The migration of art from the image to the word signifies confusion between the communication of events and things in the world through the making of images, with how we talk or write about them. Traditionally these two had been kept apart for good reason. When one is presented with an image our response is emotional and immediate. We are struck by beauty or drama or wonder. Early Christian works used signs to increase the connection with the event. For example crucifixion scenes were often replete with images of the hammer and the nails, the stick with the hyssop that carried the sour wine to Christ, a severed ear signified the ear of the servant that Peter struck off on the arrest of Jesus. These symbols were not incorporated into the scene but were painted as free-floating symbols. They added to the narrative presented in the image

However, when the artist uses actual words, even whole texts, the response of the viewer necessarily changes from the contemplation of an image to a cognitive response to the words.
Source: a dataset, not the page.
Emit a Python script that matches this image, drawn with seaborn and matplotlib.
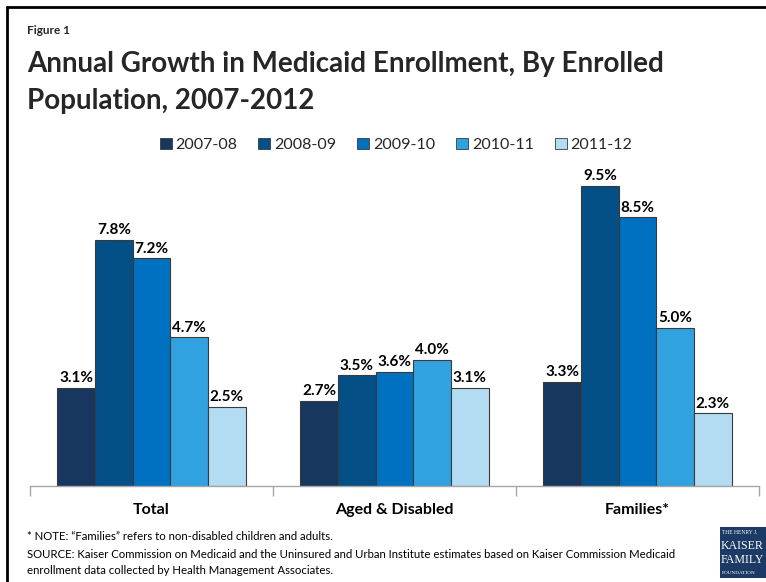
import matplotlib
matplotlib.use("Agg")
import matplotlib.pyplot as plt
import matplotlib.patches as mpatches
import seaborn as sns
import pandas as pd

# Enrollment growth by population group and fiscal period (percent)
populations = ["Total", "Aged & Disabled", "Families*"]
periods = ["2007-08", "2008-09", "2009-10", "2010-11", "2011-12"]
growth_total = [3.1, 7.8, 7.2, 4.7, 2.5]
growth_aged_disabled = [2.7, 3.5, 3.6, 4.0, 3.1]
growth_families = [3.3, 9.5, 8.5, 5.0, 2.3]
period_colors = ["#17375E", "#034F86", "#0070C0", "#31A2E0", "#B3DCF2"]

rows = []
for pop, vals in zip(populations, [growth_total, growth_aged_disabled, growth_families]):
    for per, v in zip(periods, vals):
        rows.append({"population": pop, "period": per, "growth": v})
df = pd.DataFrame(rows)

sns.set_theme(style="white")
plt.rcParams["font.family"] = ["Lato", "DejaVu Sans"]

W, H = 766, 582
fig = plt.figure(figsize=(W / 100, H / 100), dpi=100)

def fx(px):
    return px / W

def fy(py):
    return 1 - py / H

ax = fig.add_axes([fx(30), fy(486), fx(759) - fx(30), fy(170) - fy(486)])
sns.barplot(data=df, x="population", y="growth", hue="period",
            hue_order=periods, order=populations, palette=period_colors,
            saturation=1, width=0.775, gap=0, edgecolor="#3A3A3A",
            linewidth=0.8, legend=False, ax=ax)

ax.set_xlim(-0.5, 2.5)
ax.set_ylim(0, 10)
ax.set_xlabel("")
ax.set_ylabel("")
ax.set_yticks([])
for side in ["left", "right", "top"]:
    ax.spines[side].set_visible(False)
ax.spines["bottom"].set_color("#A6A6A6")
ax.spines["bottom"].set_linewidth(1.0)

ax.set_xticks(range(len(populations)))
ax.set_xticklabels(populations, fontsize=11.5, fontweight="bold", color="black")
ax.tick_params(axis="x", which="major", length=0, pad=12)
ax.set_xticks([-0.5, 0.5, 1.5, 2.5], minor=True)
ax.tick_params(axis="x", which="minor", length=7, width=1.0, color="#A6A6A6",
               direction="out", bottom=True)

for container in ax.containers:
    ax.bar_label(container, fmt="%.1f%%", fontsize=11, fontweight="bold",
                 padding=2, color="black")

# Legend row
handles = [mpatches.Patch(facecolor=c, edgecolor="#3A3A3A", linewidth=0.6, label=p)
           for c, p in zip(period_colors, periods)]
fig.legend(handles=handles, loc="center", bbox_to_anchor=(fx(396), fy(145)),
           ncol=5, frameon=False, fontsize=11.5, handlelength=0.75,
           handleheight=0.75, handletextpad=0.25, columnspacing=1.3)

# Titles
fig.text(fx(27), fy(30), "Figure 1", fontsize=8.5, fontweight="bold", va="center")
fig.text(fx(27), fy(64), "Annual Growth in Medicaid Enrollment, By Enrolled",
         fontsize=20, fontweight="bold", va="center")
fig.text(fx(27), fy(101), "Population, 2007-2012",
         fontsize=20, fontweight="bold", va="center")

# Footnotes
foot = dict(fontsize=8.2, va="center", color="black")
fig.text(fx(27), fy(537), "* NOTE: \u201cFamilies\u201d refers to non-disabled children and adults.", **foot)
fig.text(fx(27), fy(554), "SOURCE: Kaiser Commission on Medicaid and the Uninsured and Urban Institute "
         "estimates based on Kaiser Commission Medicaid", **foot)
fig.text(fx(27), fy(571), "enrollment data collected by Health Management Associates.", **foot)

# Foundation badge
badge = mpatches.Rectangle((fx(720), fy(578)), fx(60), fy(527) - fy(578),
                           transform=fig.transFigure, facecolor="#1B3A66",
                           edgecolor="none")
fig.patches.append(badge)
serif = dict(family="Liberation Serif", color="white", va="center", ha="left")
fig.text(fx(722), fy(533), "THE HENRY J.", fontsize=4.0, **serif)
fig.text(fx(721), fy(546), "KAISER", fontsize=8.6, **serif)
fig.text(fx(721), fy(560), "FAMILY", fontsize=8.6, **serif)
fig.text(fx(722), fy(573), "FOUNDATION", fontsize=3.8, **serif)

# Slide frame along the top and left edges
frame_kw = dict(transform=fig.transFigure, color="black", linewidth=2.0)
fig.add_artist(plt.Line2D([fx(7), 1.0], [fy(7), fy(7)], **frame_kw))
fig.add_artist(plt.Line2D([fx(7), fx(7)], [fy(7), 0.0], **frame_kw))

fig.savefig("out.png", dpi=100, facecolor="white")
He becomes a reader and not a viewer, or, rather he is torn between the two.

This confusion must prioritise the cognitive. As soon as we read the words on the work or in the didactic we move to the realm of ideas and this necessarily occludes the visual. Have we seen a work of art and had an immediate response or have we read a pamphlet or a tract?

This is perhaps why art that contains text or requires an extended didactic to explain the artist's intentions is always second rate, indeed exists only as a backdrop to the ideas expressed. Art becomes a page on which words are written and as such is insignificant.

I have seen people huddled around such works trying no doubt to find out what is going on. They may be enriched by new ideas and that can be a good thing. However, as with all ideas or concepts once they are in your head the piece of "art" that inspired them ceases to be important. Like a book one has read it may be placed on the bookshelf and forgotten.

This does not bode well for art collectors who like their art to have legs, to continuously fill them with delight year after year. Great art keeps on giving because it is complex and delves deeply into human experience. That is why people go back to see the same picture many times.

Certainly literature can be re-read with an increase in pleasure as the text becomes familiar. But writing on a painting or on a didactic is not great literature. It is not literature at all; it is an instruction.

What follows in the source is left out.